In cases where you are processing text with AI, we call this technology natural language processing or NLP. If you are processing videos or images, that’s computer vision, image recognition. If you process sound and voice, that’s audio processing. And on and on.

Q: What are some ways can a recommendation engine can be useful to a business?

A: Recommendation engines can recommend the most relevant responses to a user’s query, helping them quickly find what they were looking for, whether that’s a product or the answer to an issue they had. Recommendation engines can help businesses decide which of their services or solutions would be of interest to a particular client.

Recommendation engines also help organizations make the most out of their data assets and are a nice add-on to any knowledge management portal.

Q: When you look into the future, how do you see this technology continuing to evolve? Do you see recommendation engines continuing to need human oversight or operating more independently?

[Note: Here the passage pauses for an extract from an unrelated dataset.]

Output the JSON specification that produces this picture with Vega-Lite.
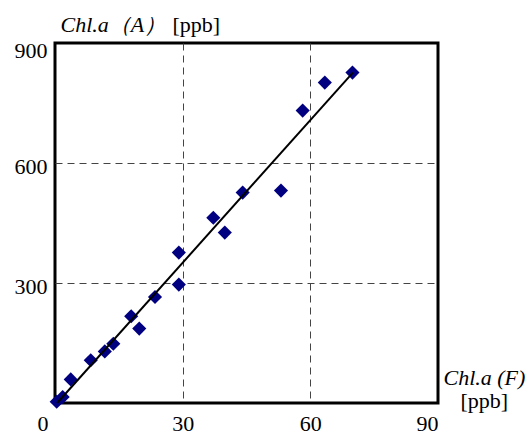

A: This is one area that has good adoption in the market. It’s still an evolving solution in the B2C domain, and we are also seeing the trend in the B2B space. More and more applications are starting to adopt a recommendation engine. Maybe one day it will evolve from something good to have to something businesses must have.

Of course, there are challenges involving improving performance. Many things need to be done to improve recommendation engines, such as combatting deep bias, optimizing the computational cost, personalization, et cetera, et cetera. Resolving those matters will be crucial for these applications to take off in the B2B world.

Regarding human oversight, if you’re referring to the feedback loop, yes. Human intervention or human involvement will always continue. Humans need to be there, as a recommendation system is a two-way system. If you are talking about expert knowledge, it is good to incorporate the knowledge into the system.

Finally, yes, the operation will be more independent. The AI engine will operate more independently. That is already happening as it becomes more sophisticated, and the algorithms mature.